- [Written instruction]
For the records below, say how many lines contain the string "this". Give the number only.

- [Material for the task]
____________________

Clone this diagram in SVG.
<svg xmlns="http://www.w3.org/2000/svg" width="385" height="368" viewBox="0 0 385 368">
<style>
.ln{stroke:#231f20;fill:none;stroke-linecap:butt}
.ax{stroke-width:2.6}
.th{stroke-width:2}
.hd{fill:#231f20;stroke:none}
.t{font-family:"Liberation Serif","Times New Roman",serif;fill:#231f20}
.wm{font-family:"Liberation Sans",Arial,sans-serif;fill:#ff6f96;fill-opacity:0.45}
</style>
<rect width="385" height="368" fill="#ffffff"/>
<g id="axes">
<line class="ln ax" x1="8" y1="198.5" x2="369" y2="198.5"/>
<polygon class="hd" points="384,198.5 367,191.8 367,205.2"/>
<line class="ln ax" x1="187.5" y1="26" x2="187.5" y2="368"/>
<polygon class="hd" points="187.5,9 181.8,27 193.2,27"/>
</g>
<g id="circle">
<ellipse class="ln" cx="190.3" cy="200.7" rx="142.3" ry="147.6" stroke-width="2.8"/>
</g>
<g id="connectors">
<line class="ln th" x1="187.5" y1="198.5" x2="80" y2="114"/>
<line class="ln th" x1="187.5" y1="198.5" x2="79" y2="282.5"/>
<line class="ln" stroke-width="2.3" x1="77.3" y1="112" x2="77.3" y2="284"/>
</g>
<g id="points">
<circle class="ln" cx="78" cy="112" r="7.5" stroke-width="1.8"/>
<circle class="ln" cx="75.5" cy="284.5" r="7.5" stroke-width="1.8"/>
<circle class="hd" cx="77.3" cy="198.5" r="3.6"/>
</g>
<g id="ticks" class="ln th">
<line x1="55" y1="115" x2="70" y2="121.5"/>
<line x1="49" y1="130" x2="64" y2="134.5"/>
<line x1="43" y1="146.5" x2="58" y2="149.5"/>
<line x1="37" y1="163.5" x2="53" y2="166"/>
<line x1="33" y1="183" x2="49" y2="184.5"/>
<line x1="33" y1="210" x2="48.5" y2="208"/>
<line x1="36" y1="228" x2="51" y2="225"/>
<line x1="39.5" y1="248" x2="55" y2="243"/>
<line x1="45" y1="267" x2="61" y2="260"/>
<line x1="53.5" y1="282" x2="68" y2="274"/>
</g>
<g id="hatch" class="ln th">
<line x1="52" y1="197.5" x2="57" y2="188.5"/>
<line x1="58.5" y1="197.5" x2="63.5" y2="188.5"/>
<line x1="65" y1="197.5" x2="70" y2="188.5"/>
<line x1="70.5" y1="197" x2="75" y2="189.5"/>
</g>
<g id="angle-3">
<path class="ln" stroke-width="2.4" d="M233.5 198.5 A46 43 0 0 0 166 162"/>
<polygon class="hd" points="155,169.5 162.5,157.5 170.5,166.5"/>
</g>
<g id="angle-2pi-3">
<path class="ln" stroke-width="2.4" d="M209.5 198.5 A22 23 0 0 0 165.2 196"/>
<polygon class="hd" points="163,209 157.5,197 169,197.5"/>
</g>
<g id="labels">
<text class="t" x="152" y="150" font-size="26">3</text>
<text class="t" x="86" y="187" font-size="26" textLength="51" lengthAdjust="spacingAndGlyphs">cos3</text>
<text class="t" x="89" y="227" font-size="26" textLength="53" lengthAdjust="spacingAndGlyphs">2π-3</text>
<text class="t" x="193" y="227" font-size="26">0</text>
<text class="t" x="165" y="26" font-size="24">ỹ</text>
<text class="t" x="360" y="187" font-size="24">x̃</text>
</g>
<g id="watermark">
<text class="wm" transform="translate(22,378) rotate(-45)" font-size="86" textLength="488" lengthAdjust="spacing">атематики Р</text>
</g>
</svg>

____________________

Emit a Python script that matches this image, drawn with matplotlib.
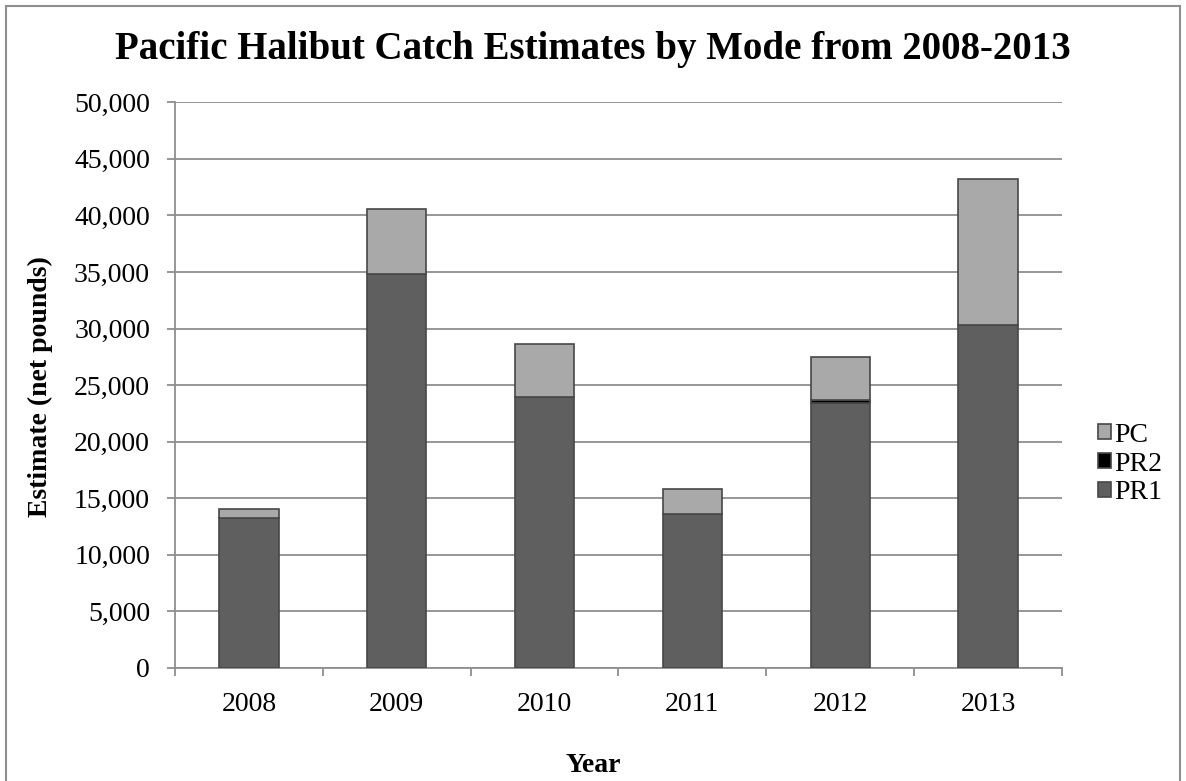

____________________

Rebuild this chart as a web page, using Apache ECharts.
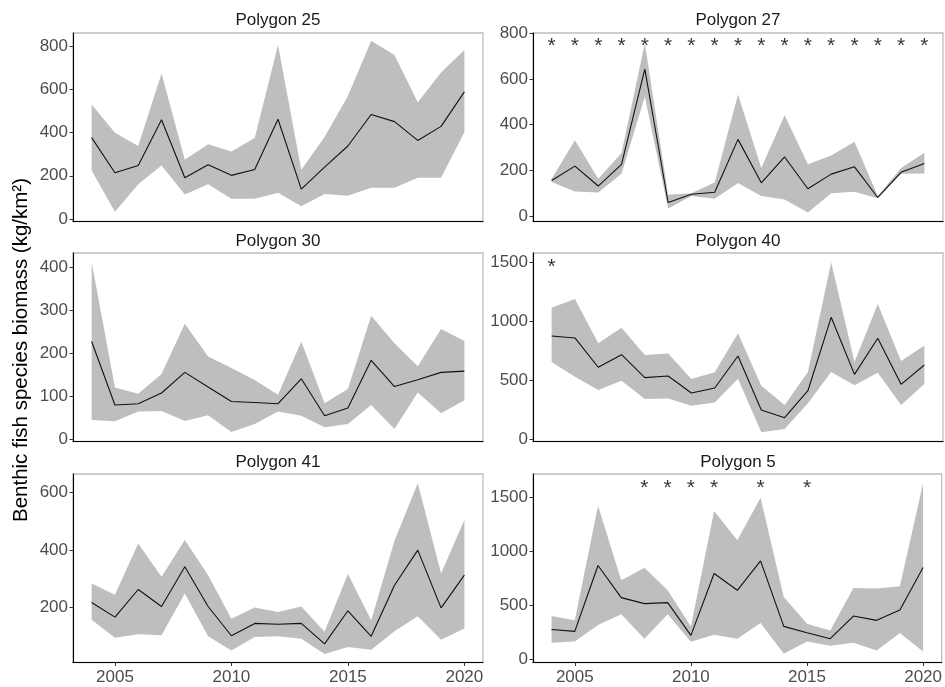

____________________

- [Result]
3